We know that CDF, $F_X(x)=P_X((-\infty,x])$ (cumulative distribution function) of a continuous random variable, ie. a function $X:\Omega \to \mathbb{R}$ that follows all the properties that a random variable should, is right continuous, and moreover, we have the equation:$$F_X(x_0)-F_X(x_0-)=P_X[\{x_0\}]$$
where $$F_X(x_0-) \equiv \lim_{x\to x_0^{-}} F_X(x)$$
Proof that CDF is continuous for continuous random variables. This question is similar, but the answer is not satisfactory, as in, sure, if the $P[\{x\}]$is $0$, then from the above equation its obvious that the cdf is continuous (lhl=rhl). On the other hand, the answerer assumes that the pdf (probability density function), being the derivative of the cdf, exists, and is riemann integrable. This claim is not obvious. I think the author of that answer conflated the definition of continuous random variables with the existence of PDF, instead of the (correct) definition that says its range(X) is continuum.
I would like to know two things:
- Is there another pathway to somehow show that $P[\{x\}]$ is $0$?

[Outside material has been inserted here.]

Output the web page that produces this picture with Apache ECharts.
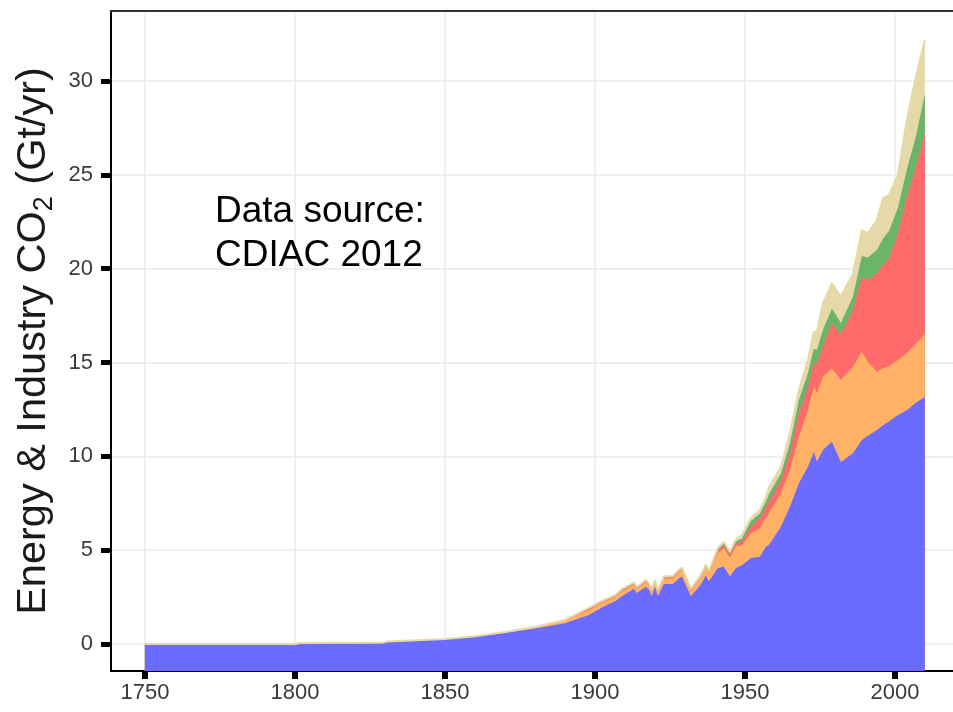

- Is there more to this "existence of pdf", like, is there a theorem of analysis that allows this?
Best Answer
We usually define a random variable as continuous if its cumulative distribution function (CDF) is continuous, so this is simply the definition.
It is true that there are random variables of uncountable range that do not have continuous CDF; we call them mixed random variables.